Xiao ainda cita uma terceira onda que se iniciou nos anos 2000 como sendo a da autoexpressão e autorreflexão. Nela, a internet inaugura o fenômeno do "alone together", ou seja, o lugar em que estamos sozinhos e juntos ao mesmo tempo. Aqui o papel do designer se aprofunda na criação de interfaces que buscam melhorar a experiência humana. Nas palavras dela, em tradução livre, "encorajar as pessoas a interagir com a tecnologia em seus próprios termos, apoiar seu desenvolvimento e aspirações individuais".

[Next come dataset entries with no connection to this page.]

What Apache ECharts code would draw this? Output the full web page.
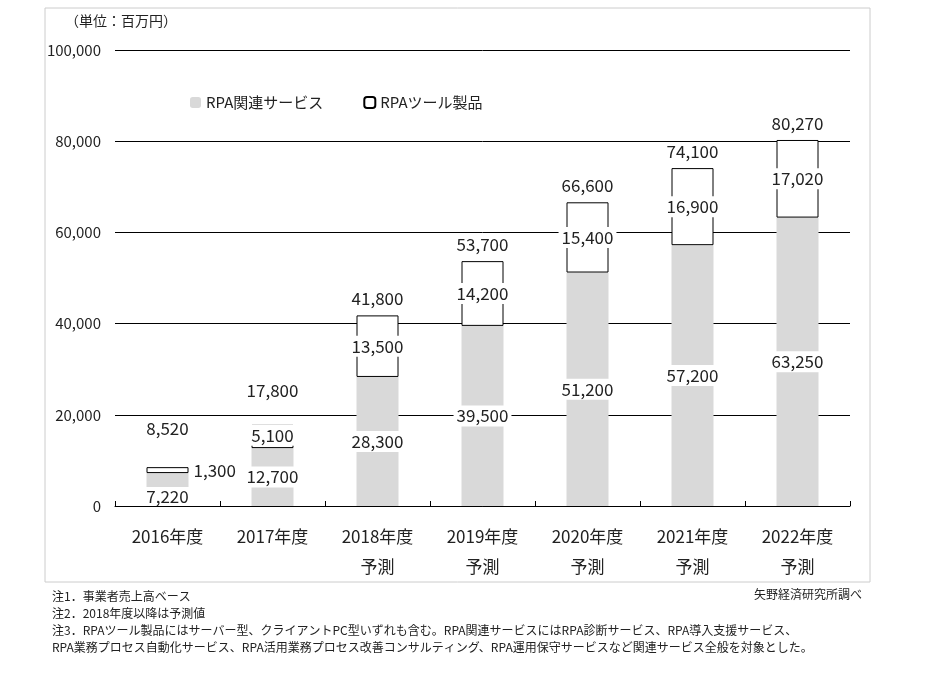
<!DOCTYPE html>
<html><head><meta charset="utf-8">
<script src="https://cdn.jsdelivr.net/npm/echarts@6/dist/echarts.min.js"></script>
<style>body{margin:0;background:#fff}#c{width:930px;height:680px}</style>
</head><body><div id="c"></div>
<script>
const years = ["2016年度", "2017年度", "2018年度\n予測", "2019年度\n予測", "2020年度\n予測", "2021年度\n予測", "2022年度\n予測"];
const service = [7220, 12700, 28300, 39500, 51200, 57200, 63250];
const tool = [1300, 5100, 13500, 14200, 15400, 16900, 17020];
const totals = [8520, 17800, 41800, 53700, 66600, 74100, 80270];

const font = "'Noto Sans CJK JP', sans-serif";
const fmt = v => v.toLocaleString("en-US");
const boxLabel = {
  show: true, position: "inside", color: "#222", fontSize: 17, fontFamily: font,
  backgroundColor: "#fff", padding: [2, 3], formatter: p => fmt(p.value)
};

const serviceData = service.map((v, i) => {
  if (i === 0) return { value: v, label: { position: "insideBottom", distance: 0, padding: [1, 20] } };
  return v;
});
const toolData = tool.map((v, i) => {
  if (i === 0) return { value: v, label: { position: "right", distance: 2, backgroundColor: "transparent" } };
  if (i === 1) return { value: v, label: { position: "insideTop", distance: 0, padding: [2, 6] } };
  return v;
});
const totalData = totals.map((v, i) => {
  if (i === 0) return { value: 0, label: { offset: [0, -22] } };
  if (i === 1) return { value: 0, label: { offset: [0, -18] } };
  return 0;
});

const chart = echarts.init(document.getElementById("c"));
chart.setOption({
  animation: false,
  graphic: [
    { type: "rect", shape: { x: 45, y: 8, width: 825, height: 574 }, style: { fill: "none", stroke: "#ccc" } },
    { type: "text", left: 65, top: 14, style: { text: "（単位：百万円）", font: "14px " + font, fill: "#222" } },
    { type: "text", left: 52, top: 588, style: { text: "注1．事業者売上高ベース\n注2．2018年度以降は予測値\n注3．RPAツール製品にはサーバー型、クライアントPC型いずれも含む。RPA関連サービスにはRPA診断サービス、RPA導入支援サービス、\nRPA業務プロセス自動化サービス、RPA活用業務プロセス改善コンサルティング、RPA運用保守サービスなど関連サービス全般を対象とした。", font: "12px " + font, fill: "#222", lineHeight: 17 } },
    { type: "text", right: 68, top: 588, style: { text: "矢野経済研究所調べ", font: "12px " + font, fill: "#222" } }
  ],
  legend: {
    left: 185, top: 90, itemWidth: 11, itemHeight: 11, itemGap: 40,
    textStyle: { fontSize: 15, fontFamily: font, color: "#222" },
    data: ["RPA関連サービス", "RPAツール製品"]
  },
  grid: { left: 115, right: 80, top: 50, bottom: 174 },
  xAxis: {
    type: "category", data: years,
    axisLine: { lineStyle: { color: "#000" } },
    axisTick: { show: true, length: 5, inside: true, lineStyle: { color: "#000" } },
    axisLabel: { fontSize: 17, fontFamily: font, color: "#222", margin: 16, lineHeight: 30 }
  },
  yAxis: {
    type: "value", min: 0, max: 100000, interval: 20000,
    axisLine: { show: false }, axisTick: { show: false },
    splitLine: { lineStyle: { color: "#000" } },
    axisLabel: { fontSize: 15, fontFamily: font, color: "#222", margin: 14, formatter: fmt }
  },
  series: [
    { name: "RPA関連サービス", type: "bar", stack: "a", barWidth: 42, data: serviceData,
      itemStyle: { color: "#d9d9d9" }, label: boxLabel },
    { name: "RPAツール製品", type: "bar", stack: "a", data: toolData,
      itemStyle: { color: "#fff", borderColor: "#000", borderWidth: 1 }, label: boxLabel },
    { name: "total", type: "bar", stack: "a", data: totalData, itemStyle: { color: "transparent" },
      label: { show: true, position: "top", distance: 8, color: "#222", fontSize: 17, fontFamily: font,
        formatter: p => fmt(totals[p.dataIndex]) } }
  ]
});
</script></body></html>
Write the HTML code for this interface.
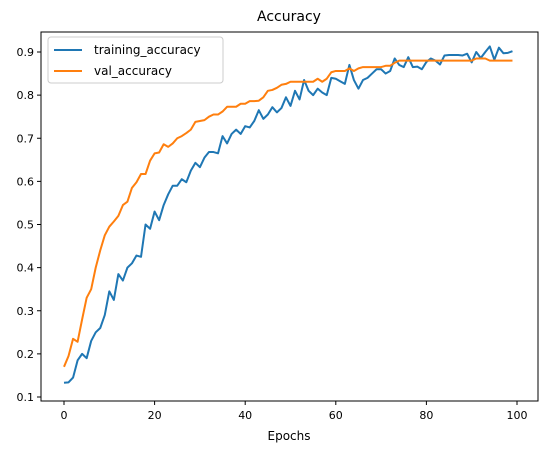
<!DOCTYPE html>
<html><head><meta charset="utf-8"><style>
body{margin:0;background:#fff;font-family:"Liberation Sans","DejaVu Sans",sans-serif}
svg text{font-family:"DejaVu Sans","Liberation Sans",sans-serif}
</style></head><body>
<svg id="chart" width="547" height="453" xmlns="http://www.w3.org/2000/svg">
<rect width="547" height="453" fill="#fff"/>
<text x="289" y="21" text-anchor="middle" font-size="14">Accuracy</text>
<g id="plot"></g>
<text x="289" y="440" text-anchor="middle" font-size="12">Epochs</text>
</svg>
<script>
const trainAcc=[.133,.134,.145,.185,.20,.19,.23,.25,.26,.29,.345,.325,.385,.37,.40,.41,.428,.425,.50,.49,.53,.51,.545,.57,.59,.59,.605,.598,.625,.643,.633,.655,.668,.668,.665,.705,.688,.71,.72,.71,.728,.725,.74,.765,.745,.755,.772,.76,.77,.795,.775,.81,.79,.835,.81,.80,.815,.806,.80,.84,.838,.832,.826,.87,.835,.815,.835,.84,.85,.86,.86,.85,.856,.885,.87,.865,.888,.865,.866,.86,.877,.885,.88,.871,.892,.893,.893,.893,.892,.896,.876,.90,.886,.90,.913,.882,.91,.897,.898,.902];
const valAcc=[.17,.195,.235,.228,.28,.33,.35,.40,.44,.475,.495,.507,.52,.545,.553,.585,.598,.617,.617,.648,.665,.667,.686,.68,.688,.70,.705,.712,.72,.738,.74,.742,.75,.755,.755,.762,.773,.773,.773,.78,.78,.786,.786,.787,.795,.81,.812,.817,.824,.826,.831,.831,.831,.831,.831,.831,.838,.831,.838,.853,.856,.856,.856,.862,.856,.862,.865,.865,.865,.865,.865,.868,.868,.875,.88,.88,.88,.88,.88,.88,.88,.88,.88,.88,.88,.88,.88,.88,.88,.88,.88,.885,.885,.885,.88,.88,.88,.88,.88,.88];
const xTicks=[0,20,40,60,80,100];
const yTicks=[0.1,0.2,0.3,0.4,0.5,0.6,0.7,0.8,0.9];
const L=41,R=538,T=32,B=401;
const xs=v=>64+(v-0)*(517-64)/100;
const ys=v=>397-(v-0.1)*(397-52)/0.8;
const g=document.getElementById('plot');
const NS='http://www.w3.org/2000/svg';
function mk(tag,attrs){const e=document.createElementNS(NS,tag);for(const k in attrs)e.setAttribute(k,attrs[k]);g.appendChild(e);return e;}
xTicks.forEach(t=>{
 const l=mk('line',{x1:xs(t),x2:xs(t),y1:B,y2:B+4,stroke:'#000'});
 
 
 const tx=mk('text',{x:xs(t),y:B+18,'text-anchor':'middle','font-size':'11'});
 tx.textContent=t;
 
 
});
yTicks.forEach(t=>{
 const l=mk('line',{x1:L-4,x2:L,y1:ys(t),y2:ys(t),stroke:'#000'});
 
 
 const tx=mk('text',{x:L-7,y:ys(t)+4,'text-anchor':'end','font-size':'11'});
 tx.textContent=t.toFixed(1);
 
 
});
function line(arr,color,name){
 const p=mk('polyline',{points:arr.map((v,i)=>xs(i)+','+ys(v)).join(' '),fill:'none',stroke:color,'stroke-width':'2','stroke-linejoin':'round'});
 
 
}
line(trainAcc,'#1f77b4','training-accuracy-line');
line(valAcc,'#ff7f0e','val-accuracy-line');
const frame=mk('rect',{x:L,y:T,width:R-L,height:B-T,fill:'none',stroke:'#000','stroke-width':'1'});


const lg=mk('rect',{x:48,y:37,width:175,height:46,rx:3,fill:'#fff','fill-opacity':'0.8',stroke:'#ccc'});


[['training_accuracy','#1f77b4',50],['val_accuracy','#ff7f0e',71]].forEach(([n,c,y])=>{
 const l=mk('line',{x1:54,x2:82,y1:y,y2:y,stroke:c,'stroke-width':'2'});
 
 
 const t=mk('text',{x:94,y:y+4,'font-size':'12'});
 t.textContent=n;
 
 
});
</script>
</body></html>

Não é à toa a comparação do trabalho do designer de interação e experiência do usuário, ou UX designer, ou designer de produto, com a figura do arquiteto, ou arquiteto da informação como já foi conhecido. Ele é responsável por projetar esse espaço em que o usuário irá habitar. Mas é mais do que isso. Principalmente a partir da terceira onda, é a experiência que é projetada, e ela não se restringe ao lugar.
Apesar de dialogar com pequenos recortes dos textos de Walker e Laymert, a ideia aqui era abri-los para pensarmos no trabalho atual dos designers de experiência do usuário. Com isso, tendo em vista o aprofundamento dos times de pesquisa em produtos digitais e o avanço das técnicas de coleta de dados, pode-se dizer que é o próprio usuário que tem ajudado, mais do que nunca, a projetar a sua própria experiência em realidades virtuais mais ou menos complexas. Termino aqui com uma pergunta provocativa: Esse mundo virtual pode ser tudo o que o usuário fizer?
Referências
Santos, Laymert Garcia dos. Politizar as novas tecnologias: o impacto sociotécnico da informação digital e genética. São Paulo: Editora 34, 2003, 320 p.Walker, John. "Through the looking glass", in Laurel, B. (org.). The art of human-computer interface design, Reading, Addison-Wesley, 1990, citado por Laurel, B. Computer theatre, Reading, Addison-Wesley, 1993, p. 186.